In his letter to the Thessalonians Paul referred to Christ coming down from heaven and with a commanding call waking the dead and calling the living saints to himself. Similarly, Revelation states that a loud voice from heaven commands the two killed witnesses to “Come up here.” Both passages refer to persons going up into a cloud. Although the Watchtower makes no connection, obviously the resurrection of the two witnesses is pictorial of the gathering of those living during the presence. The killing of the two witnesses symbolizes the martyrdom of the chosen ones after they have given witness to having seen Christ. The three and a half days is not to be understood as being any sort of short term internment. Rather, it is intended to call to mind the brief entombment of Christ, because, obviously, those in union with Christ during his presence do not sleep in death, not for three days, not for one day, not for a minute or even a nano-second.
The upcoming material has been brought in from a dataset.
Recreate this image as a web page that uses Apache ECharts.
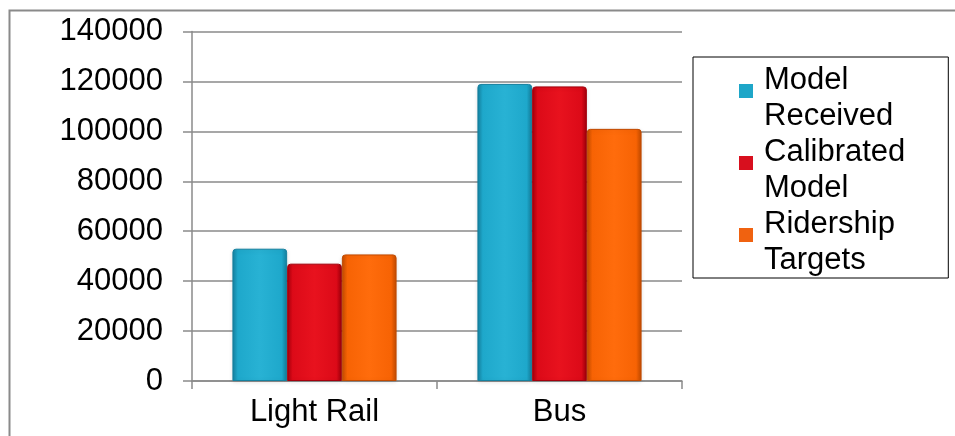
<!DOCTYPE html>
<html>
<head>
<meta charset="utf-8">
<script src="https://cdn.jsdelivr.net/npm/echarts@6/dist/echarts.min.js"></script>
<style>
  html, body { margin: 0; padding: 0; background: #fff; }
  #chart { width: 955px; height: 436px; }
</style>
</head>
<body>
<div id="chart"></div>
<script>
// Ridership by mode
const categories = ['Light Rail', 'Bus'];
const seriesNames = ['Model Received', 'Calibrated Model', 'Ridership Targets'];
const modelReceived = [53000, 119000];
const calibratedModel = [47000, 118000];
const ridershipTargets = [50700, 101000];
const yTicks = [0, 20000, 40000, 60000, 80000, 100000, 120000, 140000];

const FONT = '"Liberation Sans", Arial, sans-serif';
const G = echarts.graphic;

// bevelled bar fills: darker edges, flat body
const palettes = [
  { edge: '#15809f', mid: '#1ea8cb', light: '#28b2d4', key: '#1ea6c8' },
  { edge: '#a3000c', mid: '#dc0a18', light: '#e8121e', key: '#d80f1e' },
  { edge: '#c04a00', mid: '#f76304', light: '#ff6c0c', key: '#f06210' }
];
function barFill(p) {
  return new G.LinearGradient(0, 0, 1, 0, [
    { offset: 0, color: p.edge },
    { offset: 0.1, color: p.mid },
    { offset: 0.5, color: p.light },
    { offset: 0.9, color: p.mid },
    { offset: 1, color: p.edge }
  ]);
}

const values = [modelReceived, calibratedModel, ridershipTargets];

const series = seriesNames.map((name, i) => ({
  name: name,
  type: 'bar',
  data: values[i],
  barGap: '0%',
  barCategoryGap: '33%',
  itemStyle: {
    color: barFill(palettes[i]),
    borderColor: palettes[i].edge,
    borderWidth: 1,
    borderRadius: [3, 3, 0, 0],
    shadowColor: 'rgba(0,0,0,0.12)',
    shadowBlur: 4,
    shadowOffsetY: 1
  },
  emphasis: { disabled: true }
}));

// legend entries: marker square + two-line label
const rich = {
  g: { width: 11 },
  p: { width: 25 }
};
palettes.forEach((p, i) => {
  rich['s' + i] = { width: 14, height: 14, backgroundColor: p.key, verticalAlign: 'bottom' };
});

const option = {
  animation: false,
  textStyle: { fontFamily: FONT },
  grid: { left: 192, right: 273, top: 31.5, bottom: 55, containLabel: false },
  legend: {
    orient: 'vertical',
    left: 693,
    top: 57,
    padding: [5, 43, 0, 39],
    itemGap: 0,
    itemWidth: 1,
    itemHeight: 1,
    itemStyle: { opacity: 0 },
    borderColor: '#000',
    borderWidth: 1,
    selectedMode: false,
    data: seriesNames,
    formatter: function (name) {
      const i = seriesNames.indexOf(name);
      const parts = name.split(' ');
      return '{s' + i + '|}{g|}' + parts[0] + '\n{p|}' + parts[1];
    },
    textStyle: {
      fontFamily: FONT,
      fontSize: 31,
      lineHeight: 36,
      color: '#000',
      rich: rich
    }
  },
  xAxis: {
    type: 'category',
    data: categories,
    axisLine: { lineStyle: { color: '#8a8a8a', width: 1.5 } },
    axisTick: { show: true, length: 8, lineStyle: { color: '#8a8a8a', width: 1.5 } },
    axisLabel: { color: '#000', fontSize: 31, fontFamily: FONT, margin: 16 }
  },
  yAxis: {
    type: 'value',
    min: yTicks[0],
    max: yTicks[yTicks.length - 1],
    interval: yTicks[1] - yTicks[0],
    axisLine: { show: true, lineStyle: { color: '#8a8a8a', width: 1.5 } },
    axisTick: { show: true, length: 9, lineStyle: { color: '#8a8a8a', width: 1.5 } },
    axisLabel: {
      color: '#000', fontSize: 31, fontFamily: FONT, margin: 29,
      formatter: function (v) { return String(v); }
    },
    splitLine: { lineStyle: { color: '#8a8a8a', width: 1.5 } }
  },
  graphic: [
    {
      type: 'rect',
      left: 7,
      top: 8,
      silent: true,
      z: -10,
      shape: { width: 1100, height: 600 },
      style: { fill: 'none', stroke: '#8a8a8a', lineWidth: 2 }
    }
  ],
  series: series
};

const chart = echarts.init(document.getElementById('chart'), null, { renderer: 'canvas' });
chart.setOption(option);
</script>
</body>
</html>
The 2015 Watchtower is right. There will be a “hard-hitting judgment message.” It will be issued by the two anointed witnesses. They will be witnesses of the fact that the parousia has occurred. They will be witnesses of the manifestation of the Son of God. And after they have finished their witnessing Satan’s resurrected wild beast will kill them. It is not reasonable, though, that this would happen instantly, but rather, over a short period of time. Ultimately, the 7,000 remaining ones will all be killed and instantaneously changed to be with Christ in the invisible realm.
That is what is referred to with the opening of the fifth seal when those dead in Christ are told to wait a little while “until the number was filled of their fellow slaves and their brothers who were about to be killed as they had been.”